Re: Being more anal about iospace accesses..

From: Linus Torvalds
Date: Wed Sep 15 2004 - 12:46:54 EST




On Wed, 15 Sep 2004, Roland Dreier wrote:
>
> However, I somewhat agree -- it's ugly for drivers rely on this and do
> arithmetic on void *. It should be OK for a driver to use
> char __iomem * for its IO base if it needs to add in offsets, right?

"char __iomem *" will certainly work - all the normal pointer conversions
are ok. Some people in fact use pointers to structures in MMIO space, and
this is quite reasonable when working with a chip that uses "mailboxes"
for commands.

However, I disagree with "void *" arithmetic being ugly. It's a very nice
feature to have a pointer that can be validly cast to any other type, and
that is the whole _point_ of "void *". The fact that C++ got that wrong is
arguably the worst failing of the language, causing tons of unnecessary
casts that can silently hide real bugs (maybe the thing you cast wasn't a
"void *" in the first place, but you'll never know - the compiler will do
the cast for you).

For example, to go back to the mailbox example, let's say that your
hardware has an IO area that is 8kB in size, with the last 4kB being
mailboxes.

The _sane_ way to do that is to do

void __iomem *base_io = ioremap(...);
struct mailbox __iomem *mbox = base_io + MAILBOX_OFFSET;

and then just work on that.

In contrast, havign to cast to a "char *" in order to do arithmetic, and
then casting back to the resultant structure type pointer is not only
ugly and unreadable, it's a lot more prone to errors as a result.
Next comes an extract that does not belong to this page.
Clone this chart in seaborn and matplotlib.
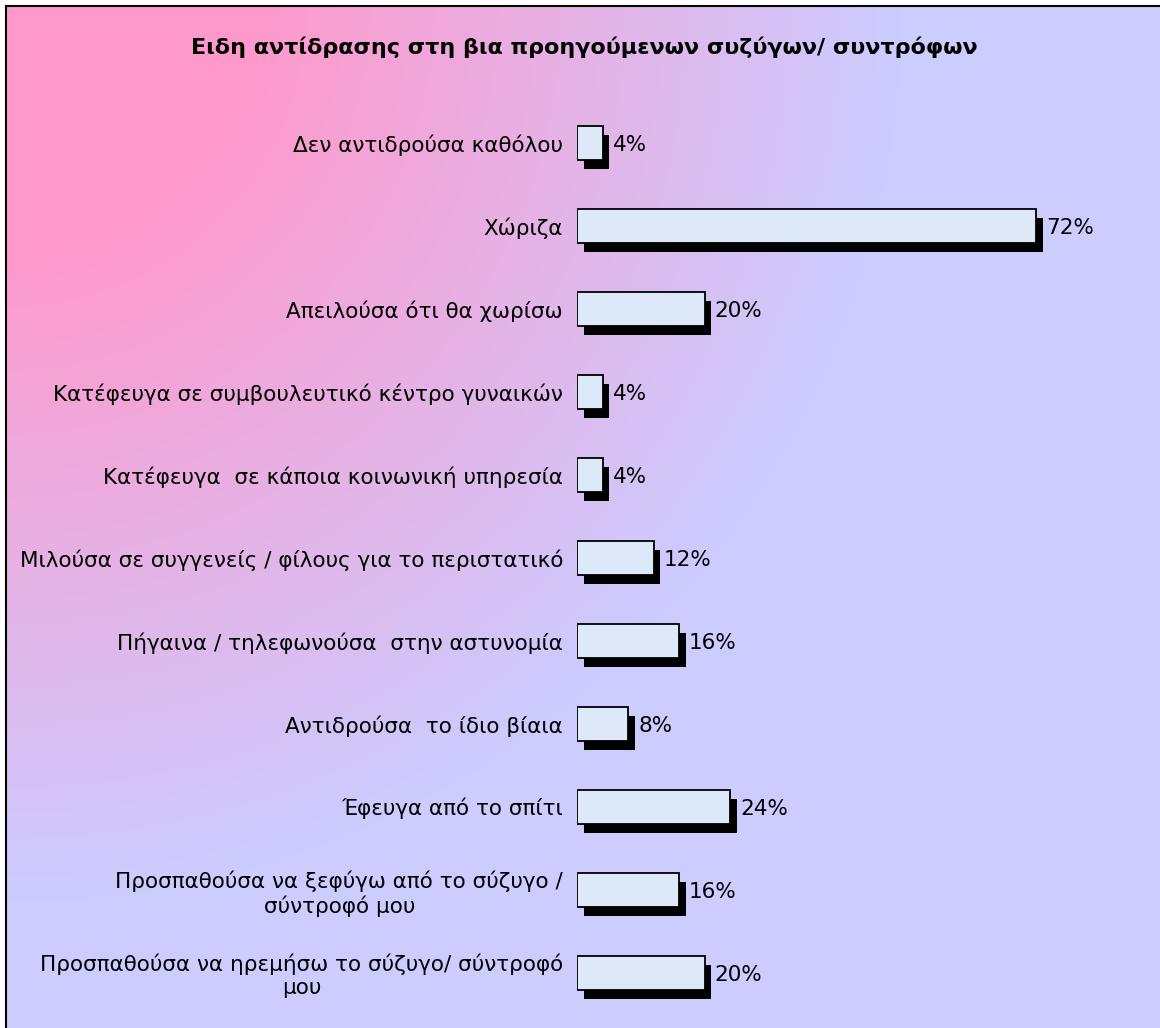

In other words, think of "void *" as a pointer to storage. Not "char"
(which is the C name for a signed byte), but really, it's the pointer to
whatever underlying memory there is. And a _fundamental_ part of such
memory is the fact that it is addressable. Thus "pointer to storage
arithmetic" really does make sense on a very fundamental level. It has
nothing to do with C types, and that also explains why "void *" silently
converts to anything else. It's a very internally consistent world-view.

Now, I disagree with gcc when it comes to actually taking the "size" of
void. Gcc will silently accept

void *x;
x = malloc(sizeof(*x));

which I consider to be an abomination (and the above _can_ happen, quite
easily, as part of macros for doing allocation etc - nobody would write
it in that form, but if you have an "MEMALLOC(x)" macro that does the
sizeof, you could end up trying to feed the compiler bogus code).

The fact that you can do arithmetic on typeless storage does _not_ imply
that typeless storage would have a "size" in my book.

So sparse will say:

warning: cannot size expression

and refuse to look at broken code like the above. But hey, the fact that I
have better taste than anybody else in the universe is just something I
have to live with. It's not easy being me.